The company last October donated $50,000 to the African American Mayors Assn. — a group Johnson created just a few months earlier. Uber acknowledges the donation but declines to say how much it has paid to the Conference of Mayors.

Johnson declined an interview request, but his office released a statement: “Organizations like the USCM and AAMA are nonprofit organizations that typically receive support from a large number of entities that are engaged in the civic life of American cities. At conferences, which are attended by thousands of people, many organizations present and share their thoughts, ideas and perspectives.”

At the moment, Uber’s biggest battles involve state politicians. In this year’s legislative session, bills run the regulatory gamut: One would require stronger privacy guarantees for passengers; another would allow ride-hailing companies to legally operate “pools” — where strangers ride together and split fares.

But Uber’s biggest challenge yet has come from an unlikely place: the state PUC, best known for utilities regulation. The agency is just now emerging from a bruising scandal over emails showing a cozy relationship between Pacific Gas and Electric executives and the commission’s former president, Michael Peevey.


When a PUC administrative law judge decided earlier this month that Uber should be fined $7.3 million and suspended from operating in California, it struck many as a departure from an agency with a reputation for having a light touch in regulating powerful institutions.

The dispute, however, was relatively straightforward. The 2013 regulations crafted by the PUC required Uber and other on-demand transportation services to provide data on where drivers do and don’t pick up customers, along with a list of suspensions and incidents involving drivers.

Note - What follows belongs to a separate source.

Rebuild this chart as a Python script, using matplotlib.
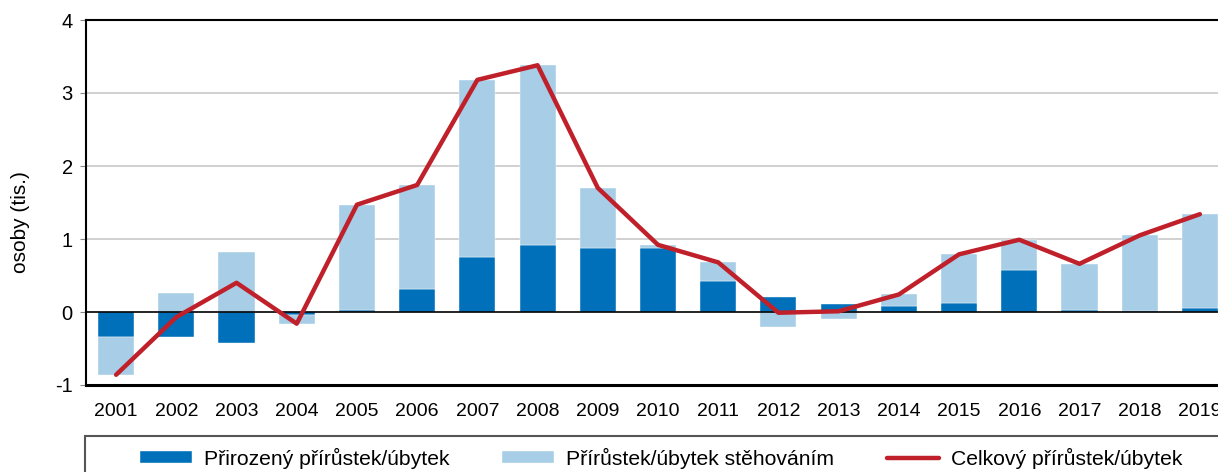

Uber refused to hand over all of the data. Its competitors, Lyft and Sidecar, did comply.

Uber said it plans to appeal the decision, which would eventually bring the matter before the five-member PUC, a body staffed entirely with appointees from Gov. Jerry Brown and headed by a reform-minded president, Michael Picker.

That decision could be a major test of both the PUC’s new direction and the state’s evolving stance on ride-hailing companies.

Picker and the other commissioners declined requests for interviews because the judge’s recommendation will probably be appealed and the matter could come before the commission for a decision, a commission spokesperson said.

Experts said Uber’s choice to openly flout a PUC under heightened scrutiny is a risky one.

“You would expect the Ubers of the world to be a little more sophisticated,” said McCuan, the Sonoma State professor. “Just saying no and putting up a wall is not an appropriate strategy, because the PUC will be under tremendous pressure to over-regulate.”